Suzanne Pergal (Blanche) and Mark Leuning (Le Roi)
Maggie Finnegan (Gilda) and Omar Najmi (The Duke)
at the French Cultural Center
Ben Gebo Photography for Boston Lyric Opera
Piave’s libretto wastes no time. Instead of drawing the audience gradually into the action, as does Hugo’s Le Roi s’Amuse, at every turn from beginning to end Piave gets right to the obscene, scathing review of nobility. Verdi does the same, opening the opera by heralding a clean unison C or “do,” on the brass, which is then polluted by the angry and dirty diminished seventh chord. In fact, the first two measures of the opera, musically, are a metaphor for the entire work: a repeated C/”do”—arguably the cleanest, purest note, represented by Gilda, or in my opinion the Italian character, polluted only by the minority of Italians in 1851 who may have stained the nobility.  Then the note is crashed, violated, put into a sack by the diminished seventh chord – the C is in the diminished chord, but at the bottom of the chord – the way Gilda ends up dead in a sack.  And the Italian people end up under the yoke of Austria (with the Vatican in the middle, and the Kingdom of the two Sicilys in the south).  This musical ability to paint the action is not something that can be done in a spoken play; many things that are not said with words in Rigoletto are said with music.

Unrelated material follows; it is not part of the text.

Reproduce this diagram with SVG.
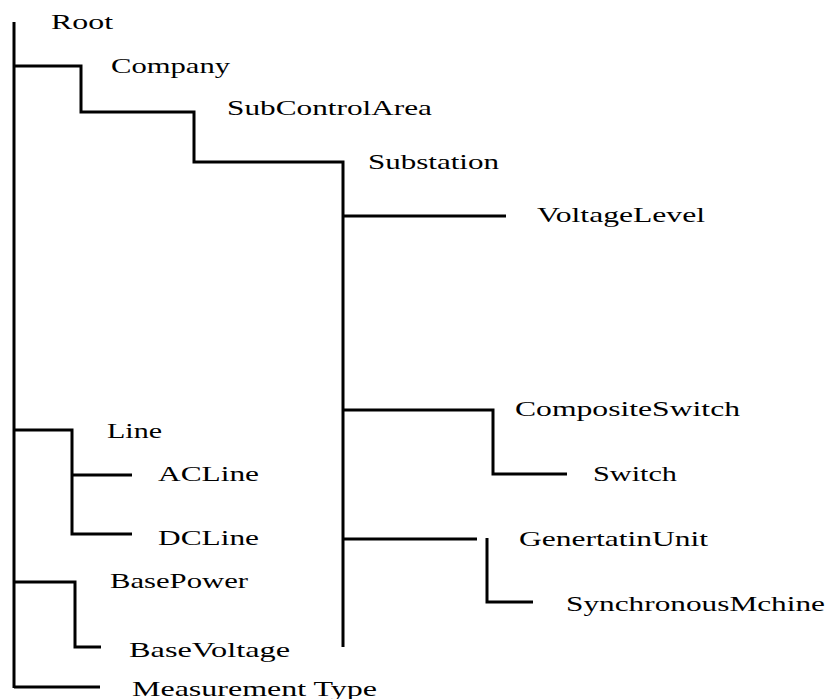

The opera is full of double meanings and outrageously obscene references – almost too much to be mentioned here.  It is impossible to know completely how these phrases fell upon the patriotically inclined Italian in 1851; I think they were just subtle enough for the Austrian bilingual listeners to understand them, but for the Italian listeners to feel them strike their hearts and ring the bell of the coming unification.